May 1, 2009

MBIA Sues Merrill Lynch Over Subprime-Debt Protection!

Bloomberg
MBIA Sues Merrill Lynch Over Subprime-Debt Protection
written by By Jody Shenn
Thursday April 30, 2009

April 30 (Bloomberg) -- MBIA Inc., the largest bond insurer, said two of its units sued two Merrill Lynch & Co. businesses now owned by Bank of America Corp. over protection sold against mortgage-debt defaults.

The suit, filed in New York State Supreme Court, seeks to unwind or recover payouts for $5.7 billion of credit-default swaps and related insurance sold against collateralized debt obligations, Armonk, New York-based MBIA said today in a statement.

Merrill Lynch misrepresented the nature of the debt being protected as part of a “deliberate strategy to offload” billions of dollars of “deteriorating” subprime mortgages between July 2006 and March 2007, as homeowner defaults began to soar, the insurer said in the statement.

“Today’s action is consistent with our intention to pursue all available remedies against those parties whose improper actions have directly resulted in substantial losses for MBIA and its shareholders,” MBIA Chief Executive Officer Jay Brown said in the statement.

William Halldin, a spokesman for Charlotte, North Carolina- based Bank of America, declined to comment.

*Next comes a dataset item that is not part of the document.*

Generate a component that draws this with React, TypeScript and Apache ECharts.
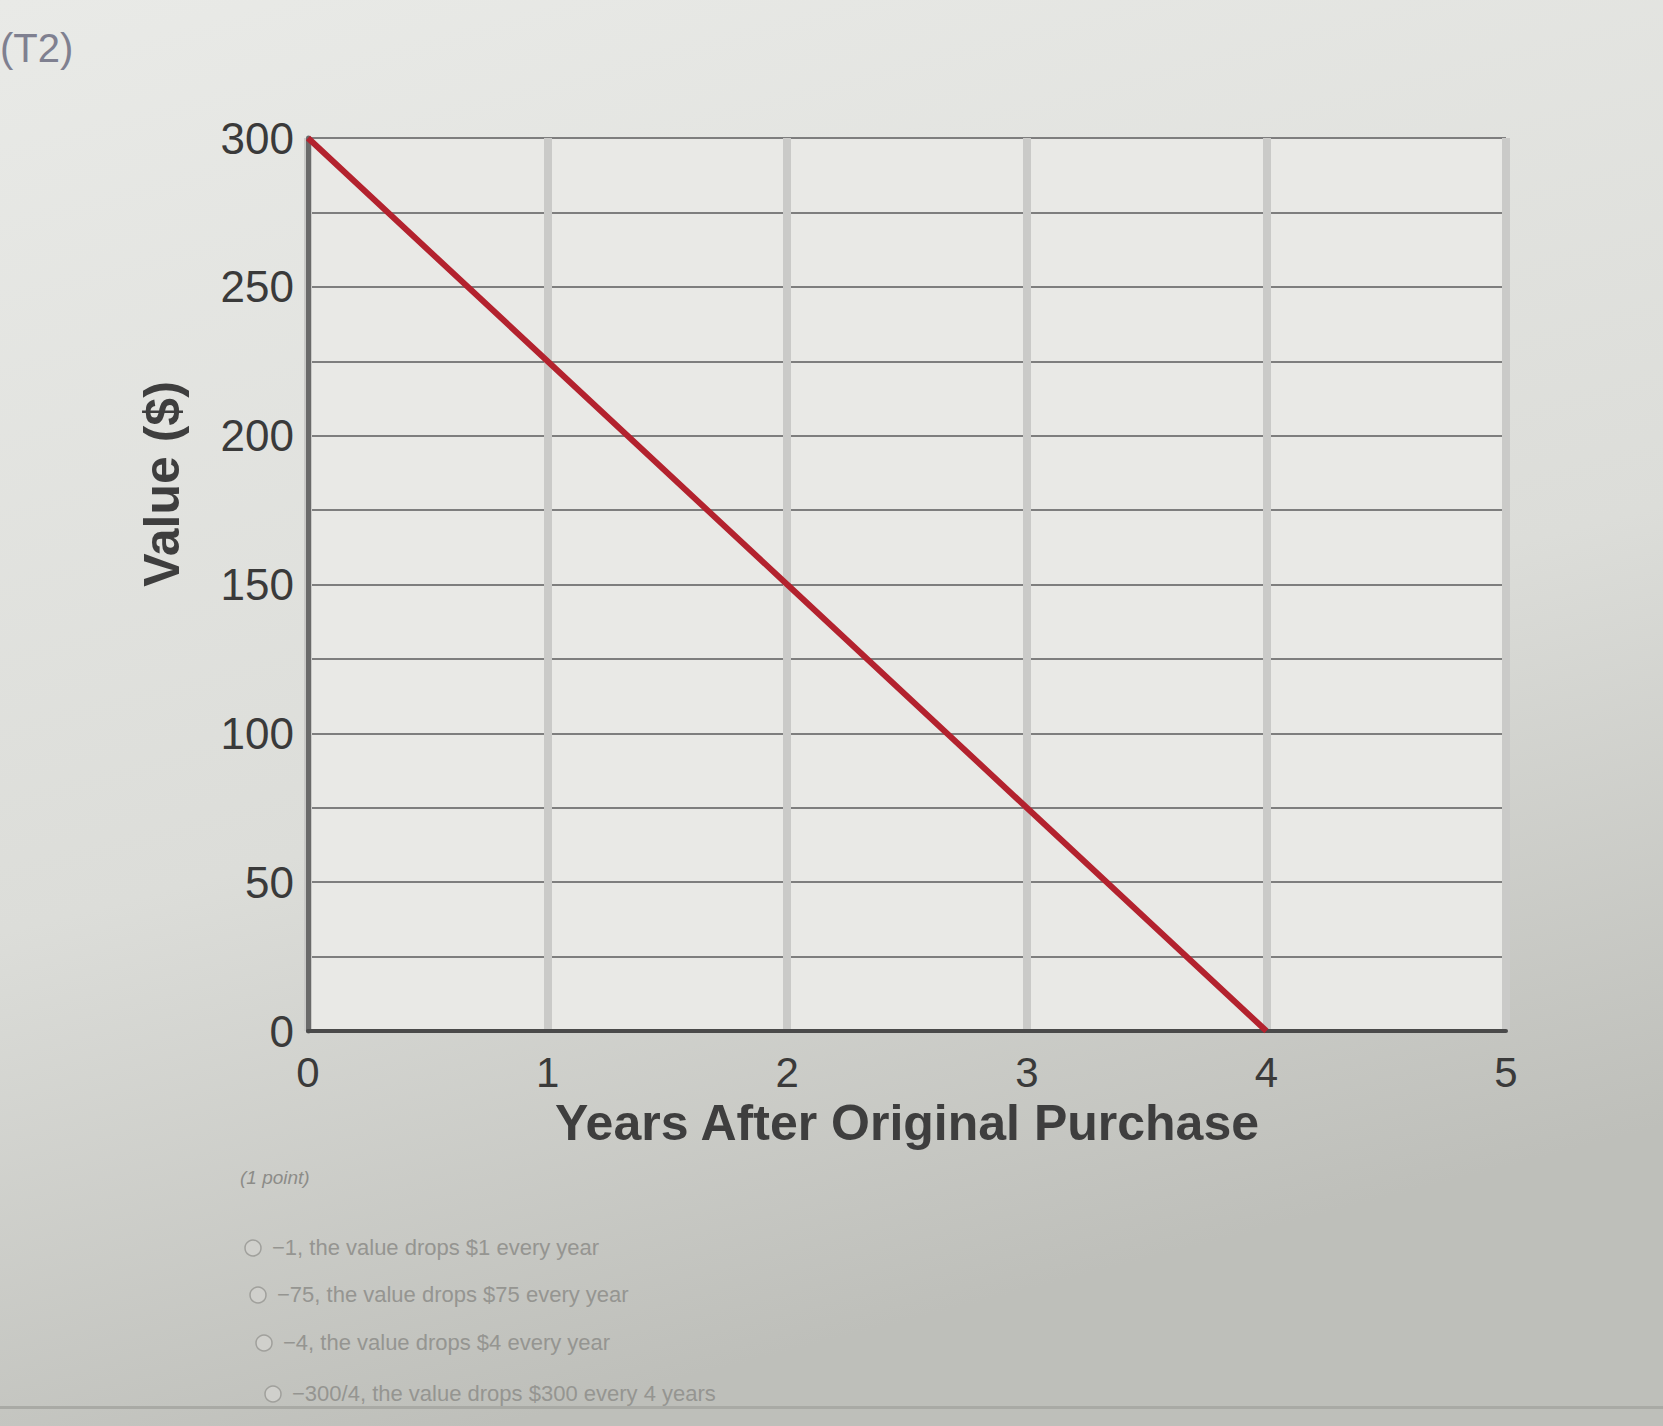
import React, { useEffect, useRef } from "react";
import * as echarts from "echarts";

const years = [0, 1, 2, 3, 4];
const values = [300, 225, 150, 75, 0];
const xTicks = [0, 1, 2, 3, 4, 5];
const yMax = 300;
const yStep = 25;
const title = "(T2)";
const xTitle = "Years After Original Purchase";
const yTitle = "Value ($)";
const pointLabel = "(1 point)";
const choices = [
  "−1, the value drops $1 every year",
  "−75, the value drops $75 every year",
  "−4, the value drops $4 every year",
  "−300/4, the value drops $300 every 4 years",
];

export default function App() {
  const ref = useRef<HTMLDivElement>(null);
  useEffect(() => {
    document.body.style.margin = "0";
    const chart = echarts.init(ref.current!, null, { renderer: "svg" });
    const font = "Liberation Sans";
    const choiceTop = [1236, 1283, 1331, 1382];
    const choiceLeft = [244, 249, 255, 264];
    const graphics: any[] = [
      {
        type: "text",
        left: 0,
        top: 28,
        style: { text: title, font: `40px "${font}"`, fill: "#7f8090" },
      },
      {
        type: "text",
        x: 162,
        y: 484,
        rotation: Math.PI / 2,
        style: {
          text: yTitle,
          font: `bold 50px "${font}"`,
          fill: "#3e3e3e",
          align: "center",
          verticalAlign: "middle",
        },
      },
      {
        type: "text",
        left: 240,
        top: 1168,
        style: { text: pointLabel, font: `italic 19px "${font}"`, fill: "#8c8c88" },
      },
      {
        type: "rect",
        left: 0,
        top: 1406,
        shape: { width: 1663, height: 3 },
        style: { fill: "#a9aaa5" },
      },
    ];
    choices.forEach((c, i) => {
      graphics.push({
        type: "circle",
        x: choiceLeft[i] + 9,
        y: choiceTop[i] + 12,
        shape: { r: 8 },
        style: { fill: "#d0d0cc", stroke: "#a0a09c", lineWidth: 1.5 },
      });
      graphics.push({
        type: "text",
        x: choiceLeft[i] + 28,
        y: choiceTop[i],
        style: { text: c, font: `22px "${font}"`, fill: "#959591" },
      });
    });
    chart.setOption({
      animation: false,
      backgroundColor: {
        type: "linear",
        x: 0,
        y: 0,
        x2: 0.3,
        y2: 1,
        colorStops: [
          { offset: 0, color: "#e9eae7" },
          { offset: 0.6, color: "#dcddd9" },
          { offset: 1, color: "#bebfba" },
        ],
      },
      grid: { left: 308, right: 157, top: 138, bottom: 395, show: true, backgroundColor: "#e9e9e6", borderWidth: 0 },
      xAxis: {
        type: "value",
        min: 0,
        max: 5,
        interval: 1,
        name: xTitle,
        nameLocation: "middle",
        nameGap: 66,
        nameTextStyle: { fontFamily: font, fontSize: 50, fontWeight: "bold", color: "#3e3e3e" },
        axisLine: { show: true, lineStyle: { color: "#4a4a4a", width: 4 } },
        axisTick: { show: false },
        axisLabel: {
          fontFamily: font,
          fontSize: 42,
          color: "#3a3a3a",
          margin: 20,
          formatter: (v: number) => (xTicks.includes(v) ? String(v) : ""),
        },
        splitLine: { show: true, lineStyle: { color: "#cacac8", width: 8 } },
      },
      yAxis: {
        type: "value",
        min: 0,
        max: yMax,
        interval: yStep,
        axisLine: { show: true, lineStyle: { color: "#6a6a6a", width: 5 } },
        axisTick: { show: false },
        axisLabel: {
          fontFamily: font,
          fontSize: 44,
          color: "#3a3a3a",
          margin: 14,
          formatter: (v: number) => (v % 50 === 0 ? String(v) : ""),
        },
        splitLine: { show: true, lineStyle: { color: "#7e7e7e", width: 2 } },
      },
      series: [
        {
          type: "line",
          data: years.map((y, i) => [y, values[i]]),
          symbol: "none",
          lineStyle: { color: "#b3222e", width: 6 },
        },
      ],
      graphic: graphics,
    });
    return () => chart.dispose();
  }, []);
  return <div ref={ref} style={{ width: 1663, height: 1426 }} />;
}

Bond insurers including MBIA and Ambac Financial Group Inc. have sued banks including JPMorgan Chase & Co. and GMAC LLC over the quality of the home-loan securities they agreed to back. Those suits have generally involved mortgage-backed bonds, not the CDOs created from those mortgage-backed securities or other CDOs tied to them.

Canceling Contracts

The CDOs’ values have fallen even more sharply, with some AAA classes returning nothing to investors in liquidations, according to Standard & Poor’s.

The guarantors have also reached agreements to cancel some contracts on mortgage-tied CDOs at discounts to projected losses, with banks including Merrill Lynch and Credit Agricole SA. Merrill Lynch last March sued a bond insurer now known as Syncora Holdings Ltd. as the guarantor threatened to void $3.1 billion of CDO contracts. They later settled the contracts.

Soaring mortgage losses amid the worst U.S. housing slump since the Great Depression last year cost MBIA its top insurance ratings, leading the company this year to split its guarantee business in two in a bid to return to the municipal-bond market. Moody’s Investors Service downgraded the unit that retained structured-finance guarantees to a non-investment grade.